Behavioral Theory (Ohio State + Michigan Studies, 1940s–50s):
- Initiating Structure (Ohio State): Degree to which leader defines roles, establishes patterns, channels of communication, sets goals
- Consideration (Ohio State): Degree to which leader builds mutual trust, respects subordinates' ideas, shows concern for feelings
- Production-Centred (Michigan): Focus on technical task performance
- Employee-Centred (Michigan): Focus on interpersonal relations
Blake and Mouton's Managerial Grid (1964):
- X-axis: Concern for Production (1–9)
- Y-axis: Concern for People (1–9)
- 9,9 — Team Management: High concern for both people and production; ideal style
- 1,9 — Country Club: High people, low production — pleasant but unproductive
- 9,1 — Authority-Compliance: Task-focused, people ignored — military/crisis style
- 1,1 — Impoverished: Low both — disengaged leader
- 5,5 — Middle of the Road: Compromise between both
5.3 Contingency/Situational Theories
Fiedler's Contingency Model (1967): Leadership effectiveness depends on match between leader's style and situational favorableness. Three situational variables: leader-member relations, task structure, position power. Task-oriented leaders do better in very favourable or very unfavourable situations; relationship-oriented better in moderate situations.
Hersey-Blanchard Situational Leadership (1969): Leadership style should vary with follower maturity/readiness:
- Low maturity → Telling (directive)
- Moderate-low → Selling (persuasive)
- Moderate-high → Participating (supportive)
- High maturity → Delegating
Path-Goal Theory (Robert House, 1971) — PYQ 2023:
Leader's role is to clarify the path for subordinates to achieve their goals by removing obstacles.
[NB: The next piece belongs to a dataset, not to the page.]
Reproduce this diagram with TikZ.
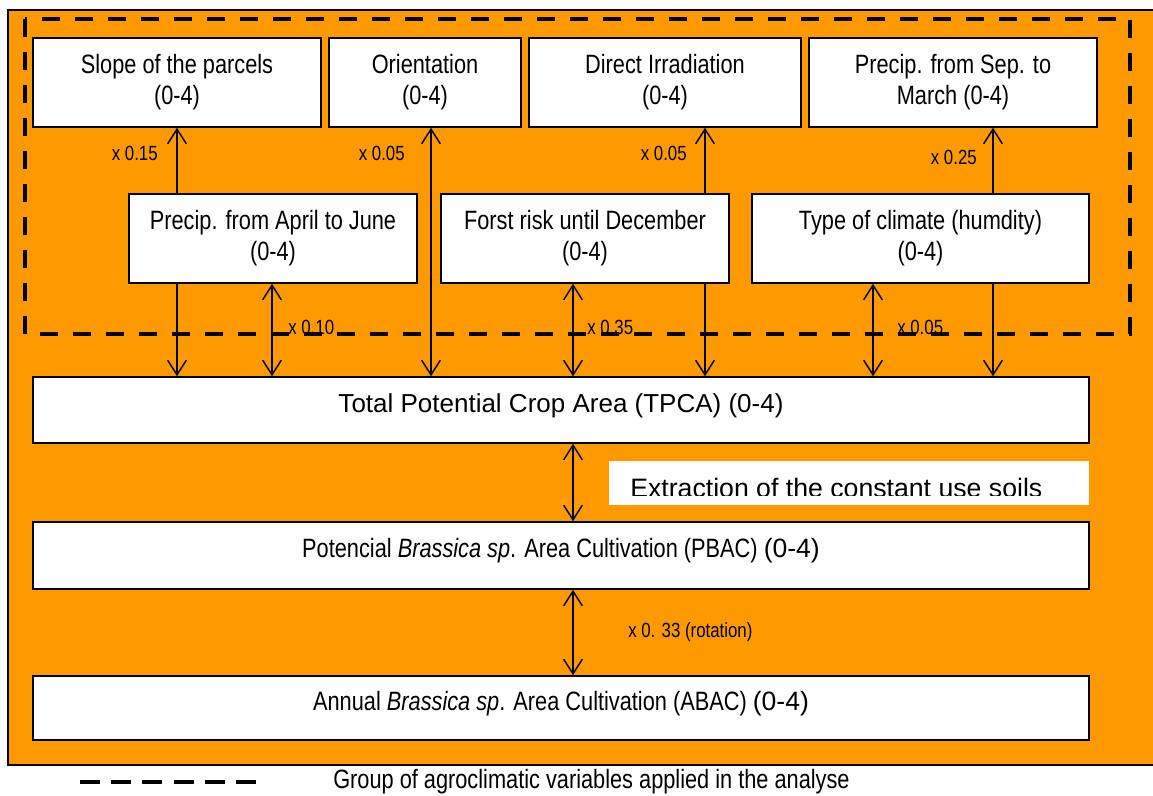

Four leadership behaviors:
- Directive: Tells what to do, how, when — useful for ambiguous, unstructured tasks
- Supportive: Shows concern for subordinates' needs — useful for stressful, tedious tasks
- Participative: Consults subordinates before deciding — useful for skilled subordinates with high need for autonomy
- Achievement-Oriented: Sets challenging goals; expects high performance — useful for high-nAch subordinates in complex tasks
Charismatic Leadership (PYQ 2021):
Four key attributes: (1) Vision and articulation — compelling picture of future; (2) Sensitivity to followers' needs; (3) Unconventional behavior — takes risks, acts outside norms; (4) Willingness to take personal risks — demonstrates commitment to vision through self-sacrifice.